I made this last week....it's fried bee hoon with canned stew pork. There are only 3 ingredients in this dish - beehoon, stew pork in a can & beansprouts. It's such a humble dish but it's also one of my MOST FAVORITE food in the world. And it's also the dish that so reminds me of my late grandma. She used to make this (& always accompanied by green bean soup) for lunch sometimes and I remember how I'd gobble up the noodles and then ask for second/third helpings.
Over a skype conversation with my mom earlier this month, I was reminded that it was my grandma's death anniversary. My mom and aunt had gone to the shrine to offer their prayers. Honestly, I can't remember what's the date of my granny's death anniversary and neither can I remember how long ago she had passed on. But I'm not ashamed of that - as I remember her vividly of the times when she was alive.
I remember the time she carried me and ran down from the 12th floor of Eng Cheong towers when my neighbour's apartment was on fire.....the times when we'd pluck beansprouts together.....or waiting for her to buy lunch for me before school (& she always knew exactly what I love to eat i.e. dry fishball noodles with lotsa ketchup, peanut porridge, chicken rice etc).....the wonderful kopi-O that she'd made everyday that she kept in a HUGE flask.....the times when she'd freak out when her huat-kuehs didn't huat.....of how she'd make red eggs for my birthdays.....she used to lock up all her "goodies" in a tiny drawer in the wardrobe and be very secretive when she were to open the drawer.....I can even remember the "squishy" sounds that her rubber slippers made everytime she walked down the corridor!

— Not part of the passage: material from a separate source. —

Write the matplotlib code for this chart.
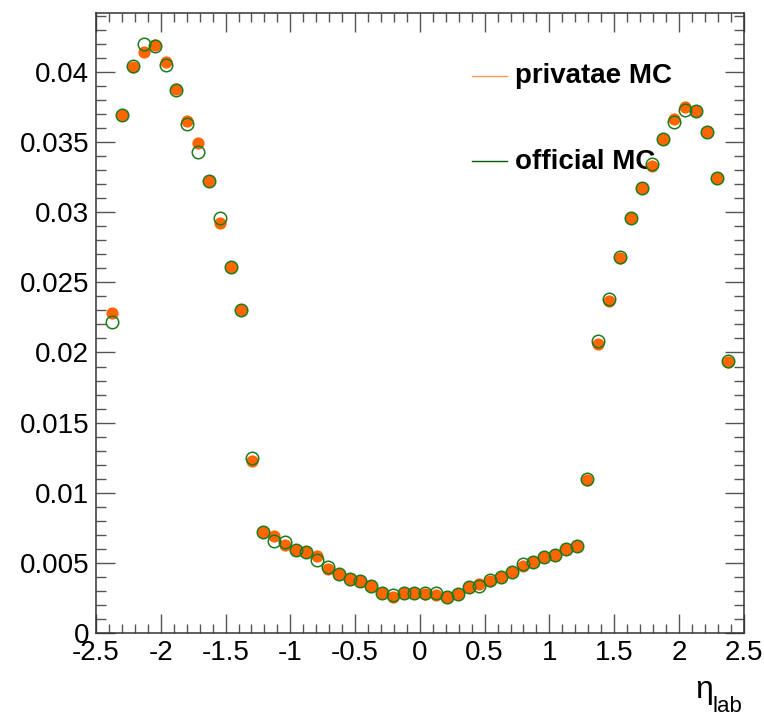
import matplotlib
matplotlib.use("Agg")
import matplotlib.pyplot as plt
from matplotlib.ticker import MultipleLocator, FuncFormatter
from matplotlib.lines import Line2D

# bin centres in eta_lab
eta = [-2.380, -2.296, -2.213, -2.129, -2.046, -1.962, -1.879, -1.795, -1.712, -1.628,
       -1.545, -1.461, -1.378, -1.294, -1.211, -1.127, -1.044, -0.960, -0.877, -0.793,
       -0.710, -0.626, -0.543, -0.459, -0.376, -0.292, -0.209, -0.125, -0.042,
       0.042, 0.125, 0.209, 0.292, 0.376, 0.459, 0.543, 0.626, 0.710, 0.793,
       0.877, 0.960, 1.044, 1.127, 1.211, 1.294, 1.378, 1.461, 1.545, 1.628,
       1.712, 1.795, 1.879, 1.962, 2.046, 2.129, 2.213, 2.296, 2.380]

private_mc = [0.0228, 0.0369, 0.0403, 0.0414, 0.0419, 0.0407, 0.0388, 0.0365, 0.0349, 0.0322,
              0.0292, 0.0261, 0.0230, 0.0123, 0.0072, 0.0069, 0.0063, 0.0059, 0.0058, 0.0055,
              0.0046, 0.0042, 0.0039, 0.0037, 0.0034, 0.0029, 0.0026, 0.0029, 0.0029,
              0.0028, 0.0027, 0.0026, 0.0028, 0.0033, 0.0035, 0.0037, 0.0040, 0.0044, 0.0048,
              0.0051, 0.0054, 0.0056, 0.0060, 0.0062, 0.0109, 0.0206, 0.0237, 0.0267, 0.0296,
              0.0317, 0.0333, 0.0352, 0.0366, 0.0375, 0.0372, 0.0357, 0.0324, 0.0193]

official_mc = [0.0222, 0.0369, 0.0404, 0.0420, 0.0418, 0.0405, 0.0387, 0.0363, 0.0343, 0.0322,
               0.0296, 0.0261, 0.0230, 0.0125, 0.0072, 0.0066, 0.0065, 0.0059, 0.0058, 0.0052,
               0.0047, 0.0042, 0.0039, 0.0037, 0.0034, 0.0029, 0.0027, 0.0029, 0.0029,
               0.0029, 0.0029, 0.0026, 0.0028, 0.0033, 0.0034, 0.0038, 0.0040, 0.0044, 0.0049,
               0.0051, 0.0054, 0.0056, 0.0060, 0.0062, 0.0110, 0.0208, 0.0238, 0.0268, 0.0296,
               0.0317, 0.0334, 0.0352, 0.0364, 0.0373, 0.0372, 0.0357, 0.0324, 0.0194]

orange = "#ff6600"
green = "#1e7a1e"

plt.rcParams['font.family'] = ['Liberation Sans', 'DejaVu Sans']

fig = plt.figure(figsize=(7.64, 7.19), dpi=100)
ax = fig.add_axes([0.1257, 0.1192, 0.8477, 0.8631])

ax.plot(eta, private_mc, ls="", marker="o", markersize=8.8, color=orange,
        markeredgewidth=0, zorder=3)
ax.plot(eta, official_mc, ls="", marker="o", markersize=9.0, markerfacecolor="none",
        markeredgecolor=green, markeredgewidth=1.1, zorder=4)

ax.set_xlim(-2.5, 2.5)
ax.set_ylim(0, 0.0442)

ax.xaxis.set_major_locator(MultipleLocator(0.5))
ax.xaxis.set_minor_locator(MultipleLocator(0.1))
ax.yaxis.set_major_locator(MultipleLocator(0.005))
ax.yaxis.set_minor_locator(MultipleLocator(0.001))
ax.xaxis.set_major_formatter(FuncFormatter(lambda v, p: "%g" % round(v, 3)))
ax.yaxis.set_major_formatter(FuncFormatter(lambda v, p: "%g" % round(v, 4)))

ax.tick_params(which="both", direction="in", top=True, right=True,
               color="#555555", labelsize=20)
ax.tick_params(axis="x", which="major", length=13.4, width=1.0, pad=5)
ax.tick_params(axis="x", which="minor", length=6.7, width=1.0)
ax.tick_params(axis="y", which="major", length=14, width=1.0, pad=5)
ax.tick_params(axis="y", which="minor", length=7, width=1.0)
for s in ax.spines.values():
    s.set_linewidth(1.1)
    s.set_color("#333333")

# legend in ROOT style: short line + bold text
ax.add_line(Line2D([0.580, 0.634], [0.898, 0.898], transform=ax.transAxes,
                   color="#ff9955", lw=1.0))
ax.add_line(Line2D([0.580, 0.634], [0.761, 0.761], transform=ax.transAxes,
                   color="#0a5a0a", lw=1.0))
ax.text(0.647, 0.886, "privatae MC", transform=ax.transAxes, fontsize=20,
        fontweight="bold", va="baseline", ha="left")
ax.text(0.647, 0.7477, "official MC", transform=ax.transAxes, fontsize=20,
        fontweight="bold", va="baseline", ha="left", zorder=2)

# axis title eta_lab at bottom right
fig.text(695 / 764, 1 - 698 / 719, "η", fontsize=23, ha="left", va="baseline")
fig.text(713 / 764, 1 - 712 / 719, "lab", fontsize=16, ha="left", va="baseline")

fig.savefig("out.png", dpi=100)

She'd proudly help me pin my PREFECT batch on my school uniform....and everytime there was a party at school, she'd help to pick out a nice cake or some candies to contribute to the party.
And then there was once when I made her teared....I was supposed to be going home for the weekend with my parents....but I told my parents (in front of my granny) that granny would be very lonely if I were to go back home and not stay with her. Somehow, I remember that very vividly even though I must have been very young then. It sounds unbelievable....but I can even remember the times when she rocked me to sleep in the sarong "hammock" when I was still a baby.
There are so many little things that remind me of her. I watched a korean movie a few years back called "The Way Home" and cried buckets 'cos I thought of my granny (she had already died then).
My mom was telling me that maybe they'd choose to be cremated when they've passed on and have their ashes thrown somewhere....into the sea or back into the ground to fertilise the soil. Perhaps she was thinking that it'd be useless to place the ashes in the shrine where nobody would even go to pay their respect. Ultimately, it's their choice really and I'll do whatever I can to fulfil their wishes.....maybe I'm not the sort who'd make prayers and remember death anniversaries....but one thing for sure, I'll always remember everything DEEP IN MY HEART.